(WHAT YOU HAVE TO DO)
Print exactly the lines running from the one that holds "Give me the" through the one that holds "Chart.register(...registerables);", please, and leave the pictures out.

>> begin MATERIAL SUPPLIED

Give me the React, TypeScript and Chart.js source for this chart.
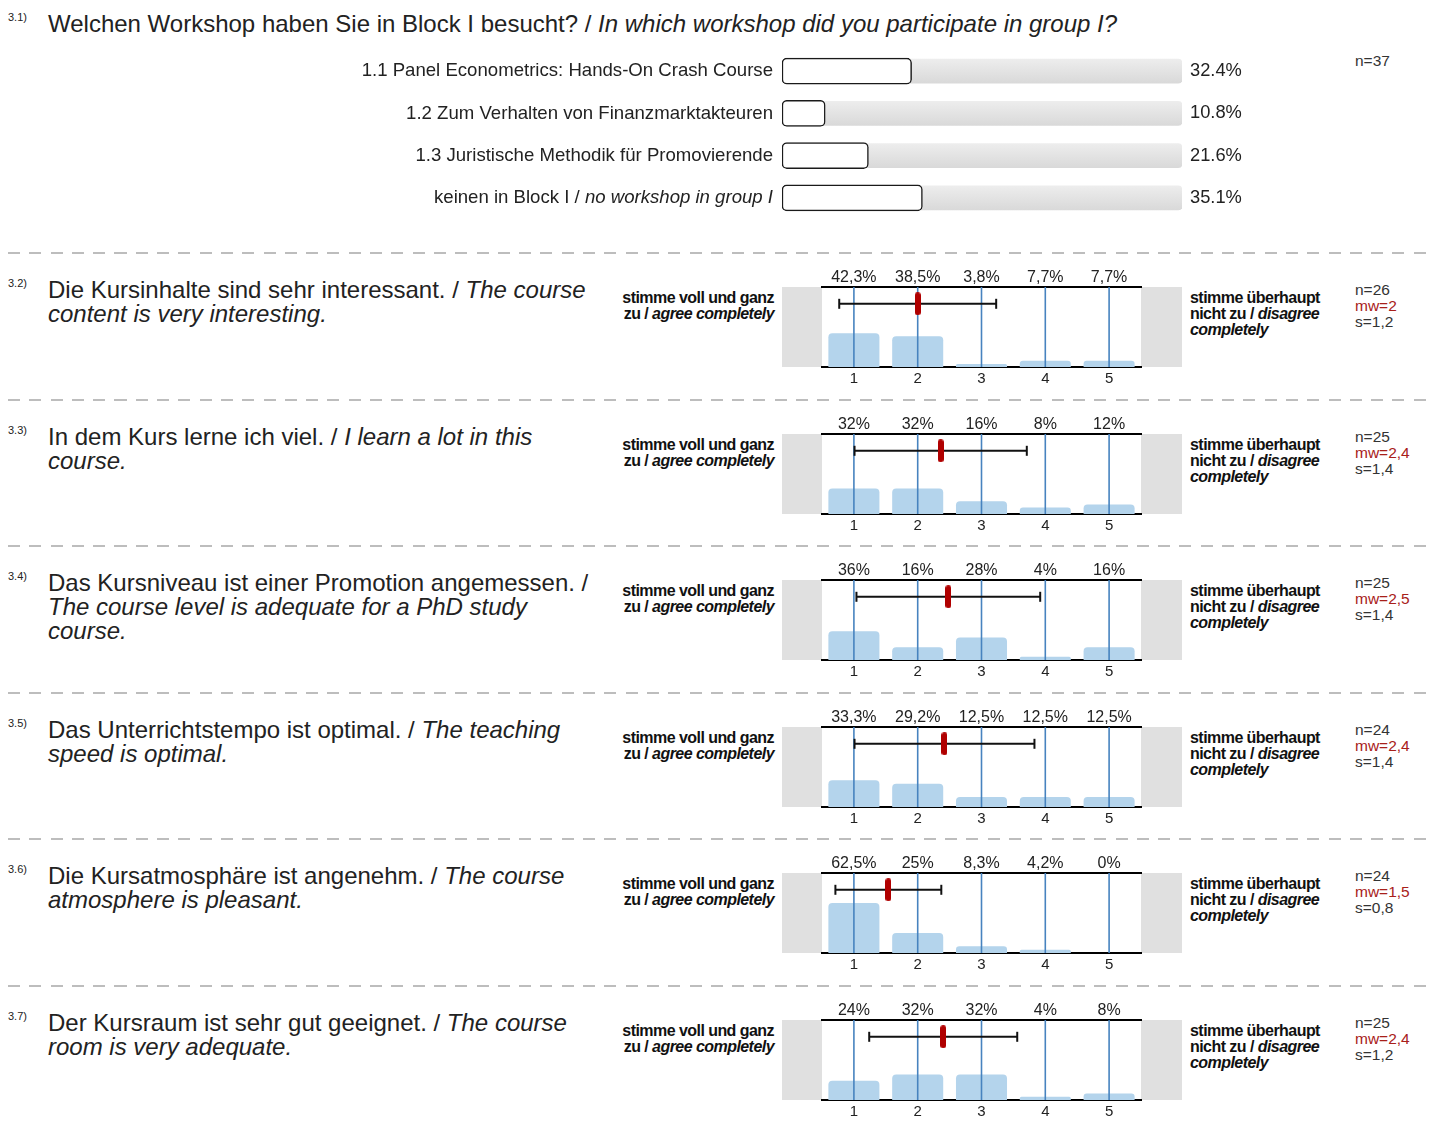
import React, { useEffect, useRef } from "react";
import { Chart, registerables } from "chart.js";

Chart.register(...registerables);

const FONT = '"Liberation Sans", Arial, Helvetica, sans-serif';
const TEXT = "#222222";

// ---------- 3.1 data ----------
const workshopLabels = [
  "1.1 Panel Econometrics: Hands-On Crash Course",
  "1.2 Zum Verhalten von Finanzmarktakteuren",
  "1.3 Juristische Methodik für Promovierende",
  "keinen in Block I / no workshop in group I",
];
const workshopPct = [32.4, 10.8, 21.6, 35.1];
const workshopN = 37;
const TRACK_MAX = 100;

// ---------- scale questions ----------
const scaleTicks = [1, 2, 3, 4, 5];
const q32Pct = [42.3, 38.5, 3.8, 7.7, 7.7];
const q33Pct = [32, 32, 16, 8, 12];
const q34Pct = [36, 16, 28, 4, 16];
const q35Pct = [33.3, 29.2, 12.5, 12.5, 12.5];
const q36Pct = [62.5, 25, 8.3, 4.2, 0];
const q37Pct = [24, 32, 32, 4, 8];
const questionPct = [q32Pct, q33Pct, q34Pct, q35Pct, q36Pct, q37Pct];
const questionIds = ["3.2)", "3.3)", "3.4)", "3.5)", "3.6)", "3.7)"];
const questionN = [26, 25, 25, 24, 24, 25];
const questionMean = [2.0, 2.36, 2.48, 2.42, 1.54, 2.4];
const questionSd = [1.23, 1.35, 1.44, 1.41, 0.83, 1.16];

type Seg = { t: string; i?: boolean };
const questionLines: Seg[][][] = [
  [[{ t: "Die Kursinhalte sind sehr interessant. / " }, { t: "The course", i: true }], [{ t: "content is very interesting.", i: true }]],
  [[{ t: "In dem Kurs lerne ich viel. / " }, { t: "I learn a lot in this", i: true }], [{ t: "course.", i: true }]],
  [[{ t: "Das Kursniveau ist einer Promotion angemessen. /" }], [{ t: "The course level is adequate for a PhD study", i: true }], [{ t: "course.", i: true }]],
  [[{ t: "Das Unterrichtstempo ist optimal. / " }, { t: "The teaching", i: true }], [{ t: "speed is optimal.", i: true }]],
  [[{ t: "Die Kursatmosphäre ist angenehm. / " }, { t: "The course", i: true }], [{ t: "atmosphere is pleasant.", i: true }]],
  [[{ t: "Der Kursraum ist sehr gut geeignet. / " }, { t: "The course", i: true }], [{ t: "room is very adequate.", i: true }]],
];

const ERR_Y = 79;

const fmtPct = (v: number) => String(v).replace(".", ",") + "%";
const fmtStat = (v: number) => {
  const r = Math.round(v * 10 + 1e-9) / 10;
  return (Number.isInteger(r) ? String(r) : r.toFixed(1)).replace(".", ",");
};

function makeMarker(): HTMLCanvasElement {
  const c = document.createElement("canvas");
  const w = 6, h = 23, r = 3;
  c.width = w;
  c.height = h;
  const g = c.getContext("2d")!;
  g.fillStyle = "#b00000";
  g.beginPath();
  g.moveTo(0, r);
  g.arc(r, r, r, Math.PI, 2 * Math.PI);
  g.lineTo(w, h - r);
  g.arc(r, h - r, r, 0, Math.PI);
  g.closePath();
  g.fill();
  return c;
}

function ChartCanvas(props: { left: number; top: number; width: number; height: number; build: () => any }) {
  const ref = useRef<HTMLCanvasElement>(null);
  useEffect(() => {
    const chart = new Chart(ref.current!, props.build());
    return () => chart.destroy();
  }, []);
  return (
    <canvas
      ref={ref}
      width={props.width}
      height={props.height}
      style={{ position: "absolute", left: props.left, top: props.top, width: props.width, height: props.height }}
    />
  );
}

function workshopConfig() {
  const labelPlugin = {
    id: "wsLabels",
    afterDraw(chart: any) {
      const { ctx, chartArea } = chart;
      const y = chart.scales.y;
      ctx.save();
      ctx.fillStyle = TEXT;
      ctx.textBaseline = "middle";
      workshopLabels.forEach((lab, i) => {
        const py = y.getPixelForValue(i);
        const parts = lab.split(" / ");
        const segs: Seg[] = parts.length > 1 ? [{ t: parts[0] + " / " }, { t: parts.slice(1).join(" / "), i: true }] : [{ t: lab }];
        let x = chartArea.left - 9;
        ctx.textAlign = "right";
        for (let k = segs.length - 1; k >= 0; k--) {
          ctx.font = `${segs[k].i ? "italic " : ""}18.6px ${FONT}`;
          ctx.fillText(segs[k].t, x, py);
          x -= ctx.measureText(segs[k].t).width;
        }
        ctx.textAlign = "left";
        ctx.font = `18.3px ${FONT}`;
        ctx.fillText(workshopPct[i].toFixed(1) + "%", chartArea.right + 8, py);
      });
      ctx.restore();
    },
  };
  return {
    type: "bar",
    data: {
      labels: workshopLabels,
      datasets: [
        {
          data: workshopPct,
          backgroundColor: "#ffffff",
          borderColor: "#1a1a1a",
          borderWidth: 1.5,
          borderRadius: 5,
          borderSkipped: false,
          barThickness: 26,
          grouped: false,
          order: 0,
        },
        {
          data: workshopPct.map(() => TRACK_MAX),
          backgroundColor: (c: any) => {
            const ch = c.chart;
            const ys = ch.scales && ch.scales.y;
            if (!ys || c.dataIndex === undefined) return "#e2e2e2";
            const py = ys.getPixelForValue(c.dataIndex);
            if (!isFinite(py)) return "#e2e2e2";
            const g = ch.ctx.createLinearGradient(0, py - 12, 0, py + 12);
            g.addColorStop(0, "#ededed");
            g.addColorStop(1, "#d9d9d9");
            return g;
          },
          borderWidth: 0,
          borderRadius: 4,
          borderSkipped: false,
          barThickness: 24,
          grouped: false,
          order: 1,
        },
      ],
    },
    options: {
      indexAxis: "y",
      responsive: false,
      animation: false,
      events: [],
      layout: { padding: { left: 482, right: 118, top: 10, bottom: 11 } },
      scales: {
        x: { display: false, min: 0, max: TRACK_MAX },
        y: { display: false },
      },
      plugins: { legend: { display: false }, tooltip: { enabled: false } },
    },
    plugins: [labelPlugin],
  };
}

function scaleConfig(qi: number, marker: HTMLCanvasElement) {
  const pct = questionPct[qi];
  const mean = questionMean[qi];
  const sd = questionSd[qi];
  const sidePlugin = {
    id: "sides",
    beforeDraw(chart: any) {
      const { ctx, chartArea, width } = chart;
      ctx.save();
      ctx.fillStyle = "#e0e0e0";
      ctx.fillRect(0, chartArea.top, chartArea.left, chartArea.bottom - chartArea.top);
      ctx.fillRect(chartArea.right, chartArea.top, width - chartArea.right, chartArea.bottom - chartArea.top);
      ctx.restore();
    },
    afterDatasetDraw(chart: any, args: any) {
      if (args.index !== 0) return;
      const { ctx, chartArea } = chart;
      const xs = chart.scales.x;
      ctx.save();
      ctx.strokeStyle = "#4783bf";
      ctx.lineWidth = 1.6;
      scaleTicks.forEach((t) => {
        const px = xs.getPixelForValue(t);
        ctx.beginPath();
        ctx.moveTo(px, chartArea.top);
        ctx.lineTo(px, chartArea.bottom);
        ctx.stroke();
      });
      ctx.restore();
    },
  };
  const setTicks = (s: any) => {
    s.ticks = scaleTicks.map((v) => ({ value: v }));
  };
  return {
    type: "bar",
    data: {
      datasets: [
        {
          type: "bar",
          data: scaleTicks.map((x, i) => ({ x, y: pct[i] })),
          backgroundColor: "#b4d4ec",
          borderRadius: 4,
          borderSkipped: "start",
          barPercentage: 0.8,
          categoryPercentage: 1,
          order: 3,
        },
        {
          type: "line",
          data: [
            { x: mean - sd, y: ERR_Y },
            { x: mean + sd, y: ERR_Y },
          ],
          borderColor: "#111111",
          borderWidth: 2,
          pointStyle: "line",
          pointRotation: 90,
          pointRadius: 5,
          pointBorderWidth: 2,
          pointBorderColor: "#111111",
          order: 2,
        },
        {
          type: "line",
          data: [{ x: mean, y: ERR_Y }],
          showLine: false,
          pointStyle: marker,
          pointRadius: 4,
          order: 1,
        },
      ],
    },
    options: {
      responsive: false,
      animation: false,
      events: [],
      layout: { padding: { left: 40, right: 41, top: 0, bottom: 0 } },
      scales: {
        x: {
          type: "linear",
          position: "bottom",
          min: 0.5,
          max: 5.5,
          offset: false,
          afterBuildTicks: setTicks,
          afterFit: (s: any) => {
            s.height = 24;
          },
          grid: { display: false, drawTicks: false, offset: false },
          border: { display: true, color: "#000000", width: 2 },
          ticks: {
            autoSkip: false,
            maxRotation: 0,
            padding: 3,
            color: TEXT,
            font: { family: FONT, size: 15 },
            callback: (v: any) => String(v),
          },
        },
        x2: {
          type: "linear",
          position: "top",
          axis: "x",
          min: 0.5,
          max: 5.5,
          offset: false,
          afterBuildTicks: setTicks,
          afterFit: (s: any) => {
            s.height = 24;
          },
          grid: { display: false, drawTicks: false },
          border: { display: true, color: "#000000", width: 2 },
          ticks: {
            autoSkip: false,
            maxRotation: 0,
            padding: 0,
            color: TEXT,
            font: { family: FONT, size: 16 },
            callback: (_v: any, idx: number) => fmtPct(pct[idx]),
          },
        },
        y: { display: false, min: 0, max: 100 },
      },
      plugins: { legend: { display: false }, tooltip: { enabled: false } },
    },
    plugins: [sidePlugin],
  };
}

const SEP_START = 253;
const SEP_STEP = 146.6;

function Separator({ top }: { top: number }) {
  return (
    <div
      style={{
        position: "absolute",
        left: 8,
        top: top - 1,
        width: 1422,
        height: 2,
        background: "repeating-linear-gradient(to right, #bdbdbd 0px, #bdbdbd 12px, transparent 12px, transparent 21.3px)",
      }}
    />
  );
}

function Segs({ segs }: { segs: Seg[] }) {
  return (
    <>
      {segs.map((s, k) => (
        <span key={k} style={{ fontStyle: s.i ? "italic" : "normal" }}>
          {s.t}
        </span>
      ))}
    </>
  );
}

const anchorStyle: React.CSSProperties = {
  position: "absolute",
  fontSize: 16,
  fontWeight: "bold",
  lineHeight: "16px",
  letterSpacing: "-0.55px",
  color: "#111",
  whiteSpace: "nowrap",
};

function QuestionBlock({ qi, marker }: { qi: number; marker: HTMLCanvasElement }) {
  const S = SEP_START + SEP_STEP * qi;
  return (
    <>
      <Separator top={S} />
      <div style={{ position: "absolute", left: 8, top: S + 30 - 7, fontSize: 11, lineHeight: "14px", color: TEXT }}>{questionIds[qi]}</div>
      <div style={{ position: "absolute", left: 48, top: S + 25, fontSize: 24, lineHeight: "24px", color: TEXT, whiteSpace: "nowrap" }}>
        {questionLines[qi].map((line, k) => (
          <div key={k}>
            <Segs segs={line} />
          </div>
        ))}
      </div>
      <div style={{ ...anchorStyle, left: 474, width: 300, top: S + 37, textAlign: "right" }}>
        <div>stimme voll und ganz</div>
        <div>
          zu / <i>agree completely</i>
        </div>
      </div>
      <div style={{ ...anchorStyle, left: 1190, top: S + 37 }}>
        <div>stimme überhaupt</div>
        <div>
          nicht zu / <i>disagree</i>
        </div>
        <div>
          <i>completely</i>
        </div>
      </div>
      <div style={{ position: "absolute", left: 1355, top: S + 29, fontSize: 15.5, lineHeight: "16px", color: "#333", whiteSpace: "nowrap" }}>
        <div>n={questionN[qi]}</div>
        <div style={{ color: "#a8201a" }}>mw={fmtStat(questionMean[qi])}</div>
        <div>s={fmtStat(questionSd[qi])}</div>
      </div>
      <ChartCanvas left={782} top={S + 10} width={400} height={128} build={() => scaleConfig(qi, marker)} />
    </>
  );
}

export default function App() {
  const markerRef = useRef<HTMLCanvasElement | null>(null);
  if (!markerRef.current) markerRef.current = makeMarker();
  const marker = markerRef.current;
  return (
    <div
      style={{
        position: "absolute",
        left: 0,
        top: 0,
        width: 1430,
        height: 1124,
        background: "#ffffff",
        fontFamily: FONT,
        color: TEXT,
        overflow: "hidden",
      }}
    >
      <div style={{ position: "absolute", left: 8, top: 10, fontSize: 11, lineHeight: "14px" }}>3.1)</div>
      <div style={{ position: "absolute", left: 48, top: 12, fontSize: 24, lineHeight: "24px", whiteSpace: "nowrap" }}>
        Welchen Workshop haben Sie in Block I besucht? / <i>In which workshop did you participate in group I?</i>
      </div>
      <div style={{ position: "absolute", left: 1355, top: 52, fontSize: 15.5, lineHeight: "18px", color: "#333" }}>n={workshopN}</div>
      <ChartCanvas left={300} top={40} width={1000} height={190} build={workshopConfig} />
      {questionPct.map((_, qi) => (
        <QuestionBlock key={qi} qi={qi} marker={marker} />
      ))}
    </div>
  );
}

>> end MATERIAL SUPPLIED
>> begin MATERIAL SUPPLIED

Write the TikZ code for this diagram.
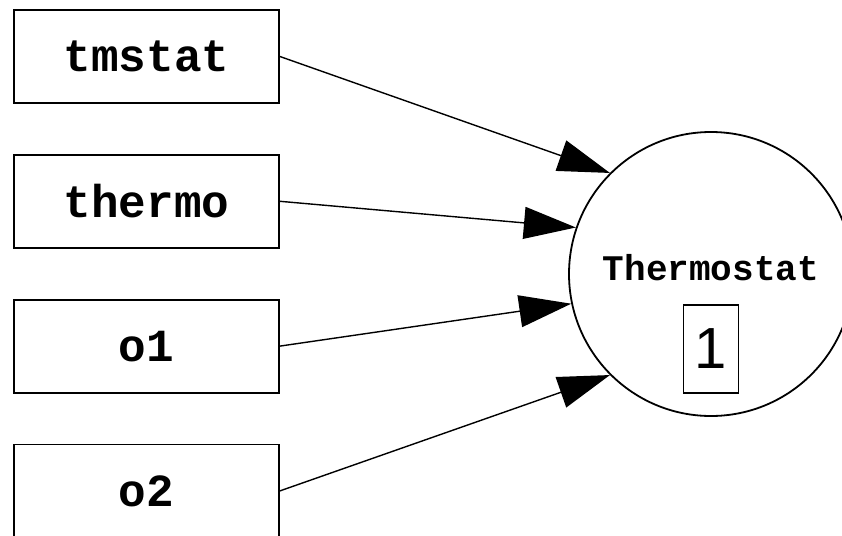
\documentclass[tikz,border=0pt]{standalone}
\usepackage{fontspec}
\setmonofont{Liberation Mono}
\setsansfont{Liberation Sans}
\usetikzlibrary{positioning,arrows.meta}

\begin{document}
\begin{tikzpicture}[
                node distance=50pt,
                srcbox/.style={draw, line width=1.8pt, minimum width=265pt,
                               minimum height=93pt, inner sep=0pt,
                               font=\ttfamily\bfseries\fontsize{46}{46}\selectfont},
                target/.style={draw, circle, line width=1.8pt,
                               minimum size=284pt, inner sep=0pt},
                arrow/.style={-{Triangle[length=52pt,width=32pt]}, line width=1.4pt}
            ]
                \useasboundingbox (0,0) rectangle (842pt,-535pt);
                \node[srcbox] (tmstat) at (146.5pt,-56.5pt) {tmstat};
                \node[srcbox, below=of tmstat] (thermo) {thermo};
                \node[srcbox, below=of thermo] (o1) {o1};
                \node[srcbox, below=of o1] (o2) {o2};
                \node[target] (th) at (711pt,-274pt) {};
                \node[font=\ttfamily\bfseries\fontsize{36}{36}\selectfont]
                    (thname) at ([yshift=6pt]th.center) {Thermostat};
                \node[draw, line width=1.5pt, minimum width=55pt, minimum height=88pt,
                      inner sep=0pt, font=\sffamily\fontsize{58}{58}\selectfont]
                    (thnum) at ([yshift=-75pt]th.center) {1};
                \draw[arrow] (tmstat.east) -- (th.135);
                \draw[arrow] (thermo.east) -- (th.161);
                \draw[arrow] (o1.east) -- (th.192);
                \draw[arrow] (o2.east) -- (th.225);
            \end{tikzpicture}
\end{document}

>> end MATERIAL SUPPLIED
>> begin MATERIAL SUPPLIED

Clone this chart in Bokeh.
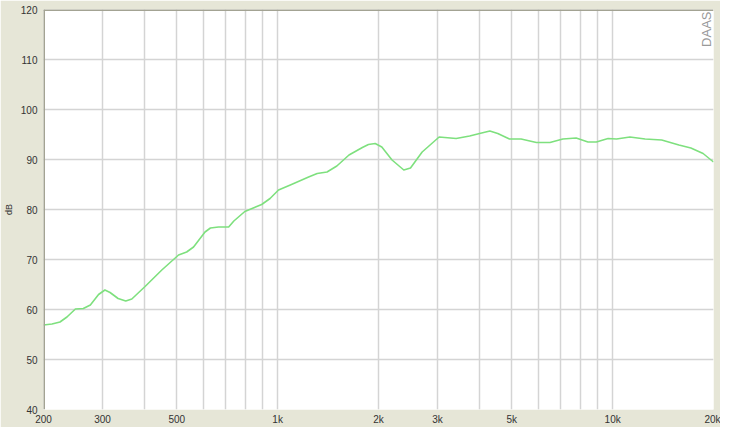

>> end MATERIAL SUPPLIED

(ANSWER BELOW)
Give me the React, TypeScript and Chart.js source for this chart.
import React, { useEffect, useRef } from "react";
import { Chart, registerables } from "chart.js";

Chart.register(...registerables);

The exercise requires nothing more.